In Venezuela these days you need a prescription to buy acetominophen, a birth certificate to buy diapers, and six hours out of your Saturday standing in line to buy some cooking oil. The macroeconomic chaos the country has reached has made it uncontroversial to describe it as “the worst run economy in the world.”
Our tendency is to see these dislocations as deep, structural and, in a weird way, right: just desserts for the appalling mismanagement and criminality of a governing clique that’s now openly predatory in its dealings with society.
We are, in other words, enormously confused about the causes of the shortage economy. People have a Concept Salad in their heads about what’s behind the problem: is it all those mothballed factories? is the country just broke? is it the bachaqueros’ fault? Or Cadivi’s? Or is it just that the government is vaguely useless, in a general way? People intuit the answer must be “all of the above”: that’s common sense, right?
Nope. Shortages are caused by price controls. Period. In particular, by controlling the most important price in the economy: the price of foreign exchange.
The world is full of countries that have desindustrialized, and don’t have shortages. History is full of countries that have gone more or less bankrupt, and it hasn’t led to goods shortages. Blaming smuggling for shortages is like blaming the fever for the infection.
Economics is full of ambiguous conclusions; this isn’t one of them. Price controls are responsible for shortages.

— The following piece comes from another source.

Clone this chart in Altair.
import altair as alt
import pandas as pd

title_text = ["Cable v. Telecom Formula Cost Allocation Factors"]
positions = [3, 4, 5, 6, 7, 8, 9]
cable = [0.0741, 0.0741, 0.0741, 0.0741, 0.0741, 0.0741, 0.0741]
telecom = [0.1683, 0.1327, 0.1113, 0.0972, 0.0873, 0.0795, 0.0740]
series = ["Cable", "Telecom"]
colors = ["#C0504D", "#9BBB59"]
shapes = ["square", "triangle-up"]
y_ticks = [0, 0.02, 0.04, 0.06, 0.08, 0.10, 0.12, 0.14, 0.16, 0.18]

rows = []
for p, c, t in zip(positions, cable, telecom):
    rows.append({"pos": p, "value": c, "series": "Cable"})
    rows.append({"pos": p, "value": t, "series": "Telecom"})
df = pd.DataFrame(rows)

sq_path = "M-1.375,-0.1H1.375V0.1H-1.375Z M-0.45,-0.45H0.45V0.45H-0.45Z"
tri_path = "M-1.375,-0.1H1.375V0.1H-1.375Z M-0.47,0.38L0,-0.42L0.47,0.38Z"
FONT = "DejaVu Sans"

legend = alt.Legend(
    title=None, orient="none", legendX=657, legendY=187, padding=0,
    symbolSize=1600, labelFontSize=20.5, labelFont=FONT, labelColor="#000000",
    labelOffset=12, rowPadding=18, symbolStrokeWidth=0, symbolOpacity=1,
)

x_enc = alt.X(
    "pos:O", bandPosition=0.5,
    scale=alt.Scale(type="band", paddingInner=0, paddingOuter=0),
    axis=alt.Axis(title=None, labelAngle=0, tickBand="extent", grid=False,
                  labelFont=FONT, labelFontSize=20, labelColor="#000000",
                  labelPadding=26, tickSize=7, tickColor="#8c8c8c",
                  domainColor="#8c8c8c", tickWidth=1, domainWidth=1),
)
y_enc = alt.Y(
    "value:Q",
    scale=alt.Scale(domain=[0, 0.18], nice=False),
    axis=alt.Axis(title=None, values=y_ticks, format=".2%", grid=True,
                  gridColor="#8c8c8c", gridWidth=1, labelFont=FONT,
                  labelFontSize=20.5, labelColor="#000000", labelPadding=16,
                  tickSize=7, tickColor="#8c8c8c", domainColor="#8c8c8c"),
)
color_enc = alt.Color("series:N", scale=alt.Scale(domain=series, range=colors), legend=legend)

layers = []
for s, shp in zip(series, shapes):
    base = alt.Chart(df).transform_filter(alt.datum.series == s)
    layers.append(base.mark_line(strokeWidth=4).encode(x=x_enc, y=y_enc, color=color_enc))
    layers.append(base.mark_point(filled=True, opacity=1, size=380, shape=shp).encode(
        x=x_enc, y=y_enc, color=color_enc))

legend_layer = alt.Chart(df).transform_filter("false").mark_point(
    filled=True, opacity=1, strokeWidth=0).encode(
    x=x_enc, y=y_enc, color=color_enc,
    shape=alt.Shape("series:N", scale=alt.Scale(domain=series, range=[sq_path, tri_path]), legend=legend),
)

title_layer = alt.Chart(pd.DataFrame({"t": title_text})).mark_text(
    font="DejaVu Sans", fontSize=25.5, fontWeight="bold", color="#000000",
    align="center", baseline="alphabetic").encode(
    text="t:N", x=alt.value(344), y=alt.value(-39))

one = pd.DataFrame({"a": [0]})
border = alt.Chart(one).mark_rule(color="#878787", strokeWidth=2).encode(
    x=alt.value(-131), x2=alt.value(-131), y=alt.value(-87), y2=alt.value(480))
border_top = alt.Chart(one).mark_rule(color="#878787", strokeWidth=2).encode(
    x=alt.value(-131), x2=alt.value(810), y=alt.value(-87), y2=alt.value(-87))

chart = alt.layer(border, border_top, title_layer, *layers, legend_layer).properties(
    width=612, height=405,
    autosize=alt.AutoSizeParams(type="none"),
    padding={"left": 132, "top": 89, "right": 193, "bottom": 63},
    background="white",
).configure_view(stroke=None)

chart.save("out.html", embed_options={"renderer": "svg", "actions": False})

Nothing else is.
The opposition – what’s left of it – has badly squandered a teachable moment here. But the confusion in public opinion contrasts with the absolute clarity among experts: anybody with even a primitive grasp of the way the economy works knows there’s no way out of this but to adjust prices, starting with the most important price in the economy.

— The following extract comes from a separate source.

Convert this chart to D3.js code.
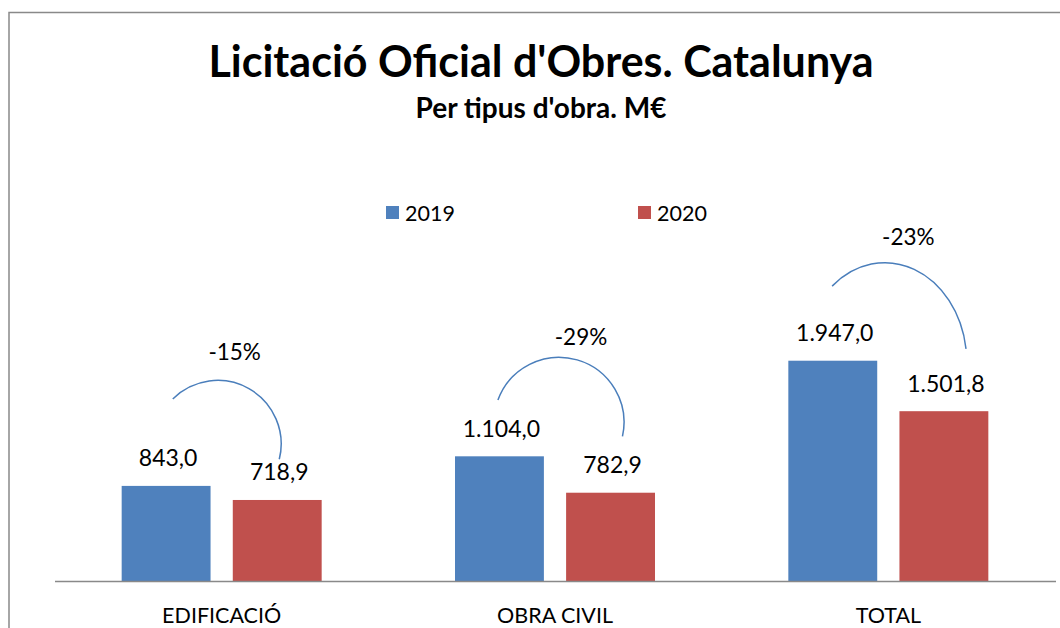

The real question about price and forex controls is, how could Maduro persist in a policy that’s so blindingly obviously destructive to its own interests for so long?
I mean, look, his numbers are almost comically grim at this point:
It’s Maduro’s obduracy that cries out for an explanation: his absolute bloody minded determination to keep digging that damn hole long after it’s become perfectly plain to everybody how deep in it he is.
The legendary opacity of chavista policy-making makes it impossible to explain the behavior, but I think we’re well past the point where you could attribute this to a simple policy mistake. Maduro has, for some time now, acted as though revising price and forex controls was just not an option for him. As though some player in the policy system had effectively taken it off the menu of imaginable policies.
This is not that surprising. It’s not news that some players in the upper echelons of government (as well as some far from those echelons) profit from the gap between official and black market dollars. If you have the connections to buy dollars for Bs.6.30, then the higher the black market rate goes the more you make. You’d expect those players, though, to balance off the immense short-run profits they get from this kind of arbitrage with the need to keep access to those profits over time.
Because 2000% arbitrage margins are great and all, but if they come at the cost of making the government’s brand outright toxic, they imperil your ability to stay in power. Wouldn’t you rather make a more “modest” 100% or 150% arbitrage margin for longer than push your luck with these stratospheric margins and risk killing the scam in a couple of months?
The chavista regime has always been parasitic, but things have changed.
Think of Ebola and Chagas Disease. Both live off of their hosts, but Ebola is much, much more aggressive. In fact it’s so aggressive it kills off its host in relatively short order, which is why most Ebola outbreaks burn themselves out relatively quickly: the disease is just too aggressive for its own good. Chagas, on the other hand, takes 30 years to kill you: it’s not as greedy in its parasitism, but it balances that out with longevity. Maybe Chavez was the restraining mechanism that kept the red parasite from becoming self-defeatingly over-aggressive.
Or maybe the cartoonish extremes of parasitism we’re seeing now respond to a specific player’s strategy: a player poised to profit both from sky-high arbitrage margins and from an implosion in Maduro’s leadership. A player positioned to step in in a moment of crisis and “save” the country from the ruinous policies that enrich him.
Now, who could possibly have that kind of power? And a short-term interest in maintaining the widest arbitrage margin possible? And a reason to want to undermine Maduro’s leadership in the medium term? And the Machiavellian chops to think up a plan like this and carry it off?